Да, в этом, несомненно, можно было усмотреть глубочайшую символику: мистер Барнстейпл понял, что отец Эмертон вот-вот разразится новым ураганом красноречия. Он почувствовал, что пойдет на все, лишь бы избавиться от этой чумы.

2

На Земле мистер Барнстейпл всегда был безропотной жертвой всевозможных докучных собеседников, так как деликатность заставляла его всячески считаться с умственной ограниченностью, лежавшей в основе их бесцеремонной навязчивости. Но вольный воздух Утопии уже ударил ему в голову и освободил стремления, которые его укоренившаяся привычка в первую очередь считаться с другими до сих пор держала в железной узде. Он был по горло сыт отцом Эмертоном; отца Эмертона нужно было отпугнуть, и он приступил к этой операции с прямолинейностью, которая удивила его самого.

– Отец Эмертон, – сказал он, – я должен сделать вам одно признание.

– О! – воскликнул отец Эмертон. – Пожалуйста… я к вашим услугам.

– Вы прогуливались со мной и кричали у меня над ухом столько времени, что я испытываю сильнейшее желание убить вас.
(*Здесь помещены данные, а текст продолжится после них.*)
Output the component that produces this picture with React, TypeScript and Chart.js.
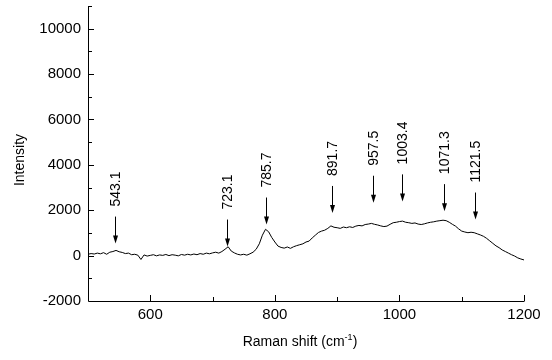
import React, { useEffect, useRef } from "react";
import { Chart, registerables } from "chart.js";

Chart.register(...registerables);

// Raman shift (cm^-1) sampling positions
const ramanShift = [
  500, 505, 510, 515, 520, 525, 530, 535, 540, 545, 550, 555, 560, 565, 570, 575, 580, 585, 590, 595,
  600, 605, 610, 615, 620, 625, 630, 635, 640, 645, 650, 655, 660, 665, 670, 675, 680, 685, 690, 695,
  700, 705, 710, 715, 720, 725, 730, 735, 740, 745, 750, 755, 760, 765, 770, 775, 780, 785, 790, 795,
  800, 805, 810, 815, 820, 825, 830, 835, 840, 845, 850, 855, 860, 865, 870, 875, 880, 885, 890, 895,
  900, 905, 910, 915, 920, 925, 930, 935, 940, 945, 950, 955, 960, 965, 970, 975, 980, 985, 990, 995,
  1000, 1005, 1010, 1015, 1020, 1025, 1030, 1035, 1040, 1045, 1050, 1055, 1060, 1065, 1070, 1075, 1080, 1085, 1090, 1095,
  1100, 1105, 1110, 1115, 1120, 1125, 1130, 1135, 1140, 1145, 1150, 1155, 1160, 1165, 1170, 1175, 1180, 1185, 1190, 1195,
  1200,
];

// Intensity
const intensity = [
  60, 90, 70, 110, 80, 130, 60, 150, 180, 230, 170, 140, 90, 110, 40, 60, 20, -170, 30, -20,
  10, 40, -10, 30, 10, 50, 0, 40, 20, -10, 50, 20, 60, 30, 70, 40, 90, 60, 110, 80,
  120, 150, 110, 180, 280, 390, 200, 120, 60, 30, 60, 20, 80, 150, 280, 520, 900, 1160, 1050, 800,
  600, 420, 360, 330, 380, 320, 390, 440, 480, 520, 600, 640, 780, 900, 1020, 1080, 1120, 1200, 1310, 1250,
  1230, 1200, 1260, 1230, 1270, 1240, 1300, 1330, 1310, 1370, 1390, 1420, 1380, 1350, 1310, 1280, 1300, 1380, 1450, 1470,
  1500, 1520, 1470, 1450, 1420, 1440, 1390, 1370, 1400, 1440, 1470, 1490, 1520, 1540, 1560, 1540, 1470, 1380, 1300, 1180,
  1080, 1040, 1010, 1030, 1010, 960, 910, 850, 760, 650, 540, 430, 350, 250, 180, 110, 40, -20, -100, -150,
  -190,
];

// Peak annotations
const peakPositions = [543.1, 723.1, 785.7, 891.7, 957.5, 1003.4, 1071.3, 1121.5];
const peakLabels = ["543.1", "723.1", "785.7", "891.7", "957.5", "1003.4", "1071.3", "1121.5"];
const arrowTipIntensity = [530, 400, 1370, 1880, 2330, 2390, 1960, 1590];

// Axis ticks
const xTickValues = [600, 800, 1000, 1200];
const xMinorTickValues = [700, 900, 1100];
const yTickValues = [-2000, 0, 2000, 4000, 6000, 8000, 10000];
const yMinorTickValues = [-1000, 1000, 3000, 5000, 7000, 9000, 11000];

const xMin = 500;
const xMax = 1200;
const yMin = -2000;
const yMax = 11000;

const FONT = "'Liberation Sans', Arial, sans-serif";

const decorPlugin = {
  id: "decor",
  afterDraw(chart: any) {
    const { ctx, chartArea, scales } = chart;
    const { left, right, top, bottom } = chartArea;
    const xs = scales.x;
    const ys = scales.y;
    ctx.save();
    ctx.strokeStyle = "#000";
    ctx.fillStyle = "#000";
    ctx.lineWidth = 1;

    // axes (left and bottom only)
    ctx.beginPath();
    ctx.moveTo(left + 0.5, top);
    ctx.lineTo(left + 0.5, bottom + 0.5);
    ctx.lineTo(right + 0.5, bottom + 0.5);
    ctx.stroke();

    const majorLen = 6;
    const minorLen = 4;

    ctx.beginPath();
    const xTick = (v: number, len: number) => {
      const px = Math.round(xs.getPixelForValue(v)) + 0.5;
      ctx.moveTo(px, bottom);
      ctx.lineTo(px, bottom - len);
    };
    const yTick = (v: number, len: number) => {
      const py = Math.round(ys.getPixelForValue(v)) + 0.5;
      if (py >= bottom - 1) return;
      ctx.moveTo(left, py);
      ctx.lineTo(left + len, py);
    };
    xTickValues.forEach((v) => xTick(v, majorLen));
    xMinorTickValues.forEach((v) => xTick(v, minorLen));
    yTickValues.forEach((v) => yTick(v, majorLen));
    yMinorTickValues.forEach((v) => yTick(v, minorLen));
    ctx.stroke();

    // peak annotations
    const arrowLen = 27;
    const gap = 10;
    ctx.font = `14px ${FONT}`;
    peakPositions.forEach((p, i) => {
      const px = Math.round(xs.getPixelForValue(p)) + 0.5;
      const tip = ys.getPixelForValue(arrowTipIntensity[i]);
      const start = tip - arrowLen;
      ctx.beginPath();
      ctx.moveTo(px, start);
      ctx.lineTo(px, tip - 6);
      ctx.stroke();
      ctx.beginPath();
      ctx.moveTo(px - 2.5, tip - 8);
      ctx.lineTo(px + 2.5, tip - 8);
      ctx.lineTo(px, tip);
      ctx.closePath();
      ctx.fill();
      ctx.save();
      ctx.translate(px + 1, start - gap);
      ctx.rotate(-Math.PI / 2);
      ctx.textAlign = "left";
      ctx.textBaseline = "middle";
      ctx.fillText(peakLabels[i], 0, 0);
      ctx.restore();
    });

    // y axis title
    ctx.save();
    ctx.font = `14px ${FONT}`;
    ctx.translate(20, 160);
    ctx.rotate(-Math.PI / 2);
    ctx.textAlign = "center";
    ctx.textBaseline = "middle";
    ctx.fillText("Intensity", 0, 0);
    ctx.restore();

    // x axis title with superscript
    const main = "Raman shift (cm";
    const sup = "-1";
    const close = ")";
    ctx.font = `14px ${FONT}`;
    const w1 = ctx.measureText(main).width;
    const w3 = ctx.measureText(close).width;
    ctx.font = `9px ${FONT}`;
    const w2 = ctx.measureText(sup).width;
    const total = w1 + w2 + w3;
    const cx = 300;
    const baseY = 346;
    let x0 = cx - total / 2;
    ctx.textAlign = "left";
    ctx.textBaseline = "alphabetic";
    ctx.font = `14px ${FONT}`;
    ctx.fillText(main, x0, baseY);
    x0 += w1;
    ctx.font = `9px ${FONT}`;
    ctx.fillText(sup, x0, baseY - 6);
    x0 += w2;
    ctx.font = `14px ${FONT}`;
    ctx.fillText(close, x0, baseY);

    ctx.restore();
  },
};

export default function App() {
  const canvasRef = useRef<HTMLCanvasElement | null>(null);

  useEffect(() => {
    const canvas = canvasRef.current;
    if (!canvas) return;
    const points = ramanShift.map((x, i) => ({ x, y: intensity[i] }));
    const chart = new Chart(canvas, {
      type: "line",
      data: {
        datasets: [
          {
            data: points,
            borderColor: "#000",
            borderWidth: 1,
            pointRadius: 0,
            tension: 0,
            fill: false,
          },
        ],
      },
      options: {
        animation: false,
        responsive: false,
        devicePixelRatio: 1,
        layout: { padding: { top: 6, right: 28, bottom: 0, left: 0 } },
        plugins: {
          legend: { display: false },
          tooltip: { enabled: false },
          title: { display: false },
        },
        scales: {
          x: {
            type: "linear",
            min: xMin,
            max: xMax,
            grid: { display: false, drawTicks: false },
            border: { display: false },
            ticks: {
              padding: 5,
              color: "#000",
              font: { family: FONT, size: 15 },
              maxRotation: 0,
              autoSkip: false,
              callback: (v: any) => String(v),
            },
            afterBuildTicks(scale: any) {
              scale.ticks = xTickValues.map((value) => ({ value }));
            },
            afterFit(scale: any) {
              scale.height = 59;
              scale.paddingLeft = 0;
              scale.paddingRight = 0;
            },
          },
          y: {
            type: "linear",
            min: yMin,
            max: yMax,
            grid: { display: false, drawTicks: false },
            border: { display: false },
            ticks: {
              padding: 7,
              color: "#000",
              font: { family: FONT, size: 15 },
              autoSkip: false,
              callback: (v: any) => String(v),
            },
            afterBuildTicks(scale: any) {
              scale.ticks = yTickValues.map((value) => ({ value }));
            },
            afterFit(scale: any) {
              scale.width = 88;
              scale.paddingTop = 0;
              scale.paddingBottom = 0;
            },
          },
        },
      },
      plugins: [decorPlugin],
    });
    return () => chart.destroy();
  }, []);

  return (
    <div style={{ position: "fixed", left: 0, top: 0, width: 552, height: 360, background: "#fff" }}>
      <canvas ref={canvasRef} width={552} height={360} style={{ display: "block" }} />
    </div>
  );
}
– Если мои слова попали в цель…

– Они не попали в цель. Они сливались в утомительный, бессмысленный, оглушительный шум. Я невыразимо от него устал. Он мешает мне сосредоточить внимание на окружающих нас чудесах. Мне не надо объяснять, какой символический смысл вы вкладываете в то, что здесь нет Полярной звезды. Вам незачем продолжать: этот символ напрашивается сам собой, но это натянутый и абсолютно неверный символ. Однако вы принадлежите к числу тех упрямых душ, которые вопреки очевидности верят в то, что вечные горы действительно вечны, а неизменные звезды останутся неизменными во веки веков. Я хочу, чтобы вы поняли, насколько мне чужда и противна вся эта ваша ерунда. Право, в вас воплотилось все неверное, безобразное и невозможное, что только существует в католической религии. Я согласен с утопийцами: в вашем восприятии пола есть что-то болезненное – вероятно, какое-то неприятное впечатление вашего детства оставило уродливый след в вашем сознании – и все ваши непрерывные утверждения и намеки на якобы царящий здесь разврат возмутительны и гнусны. И точно такое же отвращение, злость и досаду вызываете вы у меня, когда начинаете рассуждать о религии как таковой. В ваших устах она превращается в мерзость, как превращается в мерзость плотская любовь. Вы грязный ханжа. То, что вы зовете христианством, – не более, как темное и уродливое суеверие, всего лишь предлог для мракобесия и гонений. Это надругательство над Христом. И если вы христианин, то я со всей страстью заявляю, что я не христианин. Но христианство имеет и другие истолкования, кроме того, которое навязываете ему вы, и в определенном смысле эта Утопия – лучшее воплощение его заветов. И абсолютно недоступное вашему пониманию. Мы попали в этот великолепный мир, который по сравнению с нашим – то же, что хрустальная ваза по сравнению с ржавой жестянкой, и у вас хватает наглого бесстыдства утверждать, будто мы посланы сюда в качестве миссионеров, чтобы учить их бог знает чему!

– Да, бог знает, чему, – ответил несколько растерявшийся отец Эмертон, с честью выходя из положения.